WHAT TO WORK ON >>
Write out the data below exactly as given, without any of its pictures.
>>>
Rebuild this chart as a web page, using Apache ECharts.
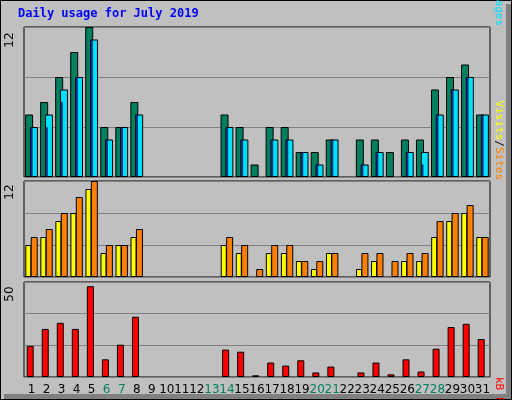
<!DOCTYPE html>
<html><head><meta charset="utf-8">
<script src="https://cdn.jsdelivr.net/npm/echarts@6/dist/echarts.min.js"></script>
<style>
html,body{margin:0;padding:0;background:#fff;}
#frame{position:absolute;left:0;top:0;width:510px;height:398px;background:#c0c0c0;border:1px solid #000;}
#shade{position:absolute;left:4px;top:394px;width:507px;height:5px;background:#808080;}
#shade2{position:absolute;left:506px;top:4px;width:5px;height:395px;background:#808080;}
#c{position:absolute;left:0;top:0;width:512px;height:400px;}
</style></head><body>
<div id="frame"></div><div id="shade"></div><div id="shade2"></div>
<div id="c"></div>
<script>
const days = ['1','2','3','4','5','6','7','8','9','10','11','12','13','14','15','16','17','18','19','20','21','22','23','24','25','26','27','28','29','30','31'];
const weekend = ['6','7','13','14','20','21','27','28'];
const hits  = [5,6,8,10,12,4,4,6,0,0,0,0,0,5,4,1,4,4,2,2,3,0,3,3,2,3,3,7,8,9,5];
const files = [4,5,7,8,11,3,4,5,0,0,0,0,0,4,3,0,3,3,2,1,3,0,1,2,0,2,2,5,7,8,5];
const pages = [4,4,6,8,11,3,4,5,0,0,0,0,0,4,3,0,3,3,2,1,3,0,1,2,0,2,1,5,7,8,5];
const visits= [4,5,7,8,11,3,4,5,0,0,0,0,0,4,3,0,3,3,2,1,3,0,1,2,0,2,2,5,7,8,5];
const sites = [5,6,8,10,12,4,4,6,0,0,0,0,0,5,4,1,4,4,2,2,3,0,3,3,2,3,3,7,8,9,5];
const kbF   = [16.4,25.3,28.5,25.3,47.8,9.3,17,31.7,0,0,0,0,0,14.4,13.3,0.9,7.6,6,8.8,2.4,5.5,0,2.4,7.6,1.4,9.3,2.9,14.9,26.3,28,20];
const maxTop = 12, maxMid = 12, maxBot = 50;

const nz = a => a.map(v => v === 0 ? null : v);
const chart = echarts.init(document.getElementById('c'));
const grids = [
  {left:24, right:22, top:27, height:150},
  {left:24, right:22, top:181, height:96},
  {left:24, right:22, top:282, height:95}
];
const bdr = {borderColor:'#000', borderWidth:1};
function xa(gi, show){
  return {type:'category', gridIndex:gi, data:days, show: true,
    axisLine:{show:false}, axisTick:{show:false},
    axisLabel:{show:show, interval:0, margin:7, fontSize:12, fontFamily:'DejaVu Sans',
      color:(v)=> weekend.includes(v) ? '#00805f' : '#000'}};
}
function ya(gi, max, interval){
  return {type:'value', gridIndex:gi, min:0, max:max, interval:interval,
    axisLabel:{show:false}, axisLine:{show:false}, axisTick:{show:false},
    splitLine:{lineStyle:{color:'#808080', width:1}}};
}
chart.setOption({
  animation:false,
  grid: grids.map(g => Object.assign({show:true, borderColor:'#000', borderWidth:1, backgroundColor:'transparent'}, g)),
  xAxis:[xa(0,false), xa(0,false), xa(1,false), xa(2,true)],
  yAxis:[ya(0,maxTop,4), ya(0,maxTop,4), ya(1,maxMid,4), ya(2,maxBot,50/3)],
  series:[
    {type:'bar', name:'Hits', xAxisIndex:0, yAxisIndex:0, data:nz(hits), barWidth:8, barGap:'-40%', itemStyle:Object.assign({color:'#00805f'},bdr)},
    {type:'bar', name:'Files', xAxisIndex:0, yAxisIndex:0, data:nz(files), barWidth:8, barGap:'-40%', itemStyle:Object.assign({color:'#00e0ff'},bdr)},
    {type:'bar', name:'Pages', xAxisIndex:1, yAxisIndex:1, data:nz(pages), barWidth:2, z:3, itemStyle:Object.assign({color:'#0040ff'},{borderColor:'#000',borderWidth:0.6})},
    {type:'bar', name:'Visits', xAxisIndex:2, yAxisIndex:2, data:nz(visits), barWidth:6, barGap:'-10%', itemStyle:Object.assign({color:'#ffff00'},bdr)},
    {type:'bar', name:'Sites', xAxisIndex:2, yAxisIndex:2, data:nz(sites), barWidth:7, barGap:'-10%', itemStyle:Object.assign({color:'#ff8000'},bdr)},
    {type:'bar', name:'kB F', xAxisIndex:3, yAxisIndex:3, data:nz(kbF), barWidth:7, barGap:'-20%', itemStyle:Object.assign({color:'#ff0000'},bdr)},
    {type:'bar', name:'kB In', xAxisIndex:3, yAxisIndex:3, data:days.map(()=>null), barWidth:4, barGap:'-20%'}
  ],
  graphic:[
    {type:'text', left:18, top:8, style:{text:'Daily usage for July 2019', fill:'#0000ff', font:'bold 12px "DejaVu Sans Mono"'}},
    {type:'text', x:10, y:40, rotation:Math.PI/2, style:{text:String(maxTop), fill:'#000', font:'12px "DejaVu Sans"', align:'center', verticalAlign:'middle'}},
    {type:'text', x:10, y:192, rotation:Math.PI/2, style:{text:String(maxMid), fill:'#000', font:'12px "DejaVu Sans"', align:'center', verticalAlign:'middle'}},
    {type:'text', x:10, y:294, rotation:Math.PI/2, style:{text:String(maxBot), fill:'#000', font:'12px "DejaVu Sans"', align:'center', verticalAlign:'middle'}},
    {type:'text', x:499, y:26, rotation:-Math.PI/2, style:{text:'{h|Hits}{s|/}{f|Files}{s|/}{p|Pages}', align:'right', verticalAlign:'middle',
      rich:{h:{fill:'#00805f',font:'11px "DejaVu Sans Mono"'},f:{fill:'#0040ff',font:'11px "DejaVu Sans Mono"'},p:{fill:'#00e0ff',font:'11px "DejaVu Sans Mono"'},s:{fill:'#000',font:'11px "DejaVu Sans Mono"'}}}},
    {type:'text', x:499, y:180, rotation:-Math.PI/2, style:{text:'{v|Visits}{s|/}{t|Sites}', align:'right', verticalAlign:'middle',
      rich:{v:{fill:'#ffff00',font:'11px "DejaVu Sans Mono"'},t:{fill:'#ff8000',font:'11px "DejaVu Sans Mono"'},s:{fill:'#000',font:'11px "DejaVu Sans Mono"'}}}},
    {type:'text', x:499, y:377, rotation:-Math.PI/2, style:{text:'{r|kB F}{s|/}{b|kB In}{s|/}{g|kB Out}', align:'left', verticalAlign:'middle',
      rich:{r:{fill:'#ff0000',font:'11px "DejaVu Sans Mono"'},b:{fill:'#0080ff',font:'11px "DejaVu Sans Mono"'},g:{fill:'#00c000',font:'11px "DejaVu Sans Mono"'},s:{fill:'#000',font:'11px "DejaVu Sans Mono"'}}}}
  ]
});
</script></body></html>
<<<
SOLVED EXERCISE >>
Rebuild this chart as a web page, using Apache ECharts.
<!DOCTYPE html>
<html><head><meta charset="utf-8">
<script src="https://cdn.jsdelivr.net/npm/echarts@6/dist/echarts.min.js"></script>
<style>
html,body{margin:0;padding:0;background:#fff;}
#frame{position:absolute;left:0;top:0;width:510px;height:398px;background:#c0c0c0;border:1px solid #000;}
#shade{position:absolute;left:4px;top:394px;width:507px;height:5px;background:#808080;}
#shade2{position:absolute;left:506px;top:4px;width:5px;height:395px;background:#808080;}
#c{position:absolute;left:0;top:0;width:512px;height:400px;}
</style></head><body>
<div id="frame"></div><div id="shade"></div><div id="shade2"></div>
<div id="c"></div>
<script>
const days = ['1','2','3','4','5','6','7','8','9','10','11','12','13','14','15','16','17','18','19','20','21','22','23','24','25','26','27','28','29','30','31'];
const weekend = ['6','7','13','14','20','21','27','28'];
const hits  = [5,6,8,10,12,4,4,6,0,0,0,0,0,5,4,1,4,4,2,2,3,0,3,3,2,3,3,7,8,9,5];
const files = [4,5,7,8,11,3,4,5,0,0,0,0,0,4,3,0,3,3,2,1,3,0,1,2,0,2,2,5,7,8,5];
const pages = [4,4,6,8,11,3,4,5,0,0,0,0,0,4,3,0,3,3,2,1,3,0,1,2,0,2,1,5,7,8,5];
const visits= [4,5,7,8,11,3,4,5,0,0,0,0,0,4,3,0,3,3,2,1,3,0,1,2,0,2,2,5,7,8,5];
const sites = [5,6,8,10,12,4,4,6,0,0,0,0,0,5,4,1,4,4,2,2,3,0,3,3,2,3,3,7,8,9,5];
const kbF   = [16.4,25.3,28.5,25.3,47.8,9.3,17,31.7,0,0,0,0,0,14.4,13.3,0.9,7.6,6,8.8,2.4,5.5,0,2.4,7.6,1.4,9.3,2.9,14.9,26.3,28,20];
const maxTop = 12, maxMid = 12, maxBot = 50;

const nz = a => a.map(v => v === 0 ? null : v);
const chart = echarts.init(document.getElementById('c'));
const grids = [
  {left:24, right:22, top:27, height:150},
  {left:24, right:22, top:181, height:96},
  {left:24, right:22, top:282, height:95}
];
const bdr = {borderColor:'#000', borderWidth:1};
function xa(gi, show){
  return {type:'category', gridIndex:gi, data:days, show: true,
    axisLine:{show:false}, axisTick:{show:false},
    axisLabel:{show:show, interval:0, margin:7, fontSize:12, fontFamily:'DejaVu Sans',
      color:(v)=> weekend.includes(v) ? '#00805f' : '#000'}};
}
function ya(gi, max, interval){
  return {type:'value', gridIndex:gi, min:0, max:max, interval:interval,
    axisLabel:{show:false}, axisLine:{show:false}, axisTick:{show:false},
    splitLine:{lineStyle:{color:'#808080', width:1}}};
}
chart.setOption({
  animation:false,
  grid: grids.map(g => Object.assign({show:true, borderColor:'#000', borderWidth:1, backgroundColor:'transparent'}, g)),
  xAxis:[xa(0,false), xa(0,false), xa(1,false), xa(2,true)],
  yAxis:[ya(0,maxTop,4), ya(0,maxTop,4), ya(1,maxMid,4), ya(2,maxBot,50/3)],
  series:[
    {type:'bar', name:'Hits', xAxisIndex:0, yAxisIndex:0, data:nz(hits), barWidth:8, barGap:'-40%', itemStyle:Object.assign({color:'#00805f'},bdr)},
    {type:'bar', name:'Files', xAxisIndex:0, yAxisIndex:0, data:nz(files), barWidth:8, barGap:'-40%', itemStyle:Object.assign({color:'#00e0ff'},bdr)},
    {type:'bar', name:'Pages', xAxisIndex:1, yAxisIndex:1, data:nz(pages), barWidth:2, z:3, itemStyle:Object.assign({color:'#0040ff'},{borderColor:'#000',borderWidth:0.6})},
    {type:'bar', name:'Visits', xAxisIndex:2, yAxisIndex:2, data:nz(visits), barWidth:6, barGap:'-10%', itemStyle:Object.assign({color:'#ffff00'},bdr)},
    {type:'bar', name:'Sites', xAxisIndex:2, yAxisIndex:2, data:nz(sites), barWidth:7, barGap:'-10%', itemStyle:Object.assign({color:'#ff8000'},bdr)},
    {type:'bar', name:'kB F', xAxisIndex:3, yAxisIndex:3, data:nz(kbF), barWidth:7, barGap:'-20%', itemStyle:Object.assign({color:'#ff0000'},bdr)},
    {type:'bar', name:'kB In', xAxisIndex:3, yAxisIndex:3, data:days.map(()=>null), barWidth:4, barGap:'-20%'}
  ],
  graphic:[
    {type:'text', left:18, top:8, style:{text:'Daily usage for July 2019', fill:'#0000ff', font:'bold 12px "DejaVu Sans Mono"'}},
    {type:'text', x:10, y:40, rotation:Math.PI/2, style:{text:String(maxTop), fill:'#000', font:'12px "DejaVu Sans"', align:'center', verticalAlign:'middle'}},
    {type:'text', x:10, y:192, rotation:Math.PI/2, style:{text:String(maxMid), fill:'#000', font:'12px "DejaVu Sans"', align:'center', verticalAlign:'middle'}},
    {type:'text', x:10, y:294, rotation:Math.PI/2, style:{text:String(maxBot), fill:'#000', font:'12px "DejaVu Sans"', align:'center', verticalAlign:'middle'}},
    {type:'text', x:499, y:26, rotation:-Math.PI/2, style:{text:'{h|Hits}{s|/}{f|Files}{s|/}{p|Pages}', align:'right', verticalAlign:'middle',
      rich:{h:{fill:'#00805f',font:'11px "DejaVu Sans Mono"'},f:{fill:'#0040ff',font:'11px "DejaVu Sans Mono"'},p:{fill:'#00e0ff',font:'11px "DejaVu Sans Mono"'},s:{fill:'#000',font:'11px "DejaVu Sans Mono"'}}}},
    {type:'text', x:499, y:180, rotation:-Math.PI/2, style:{text:'{v|Visits}{s|/}{t|Sites}', align:'right', verticalAlign:'middle',
      rich:{v:{fill:'#ffff00',font:'11px "DejaVu Sans Mono"'},t:{fill:'#ff8000',font:'11px "DejaVu Sans Mono"'},s:{fill:'#000',font:'11px "DejaVu Sans Mono"'}}}},
    {type:'text', x:499, y:377, rotation:-Math.PI/2, style:{text:'{r|kB F}{s|/}{b|kB In}{s|/}{g|kB Out}', align:'left', verticalAlign:'middle',
      rich:{r:{fill:'#ff0000',font:'11px "DejaVu Sans Mono"'},b:{fill:'#0080ff',font:'11px "DejaVu Sans Mono"'},g:{fill:'#00c000',font:'11px "DejaVu Sans Mono"'},s:{fill:'#000',font:'11px "DejaVu Sans Mono"'}}}}
  ]
});
</script></body></html>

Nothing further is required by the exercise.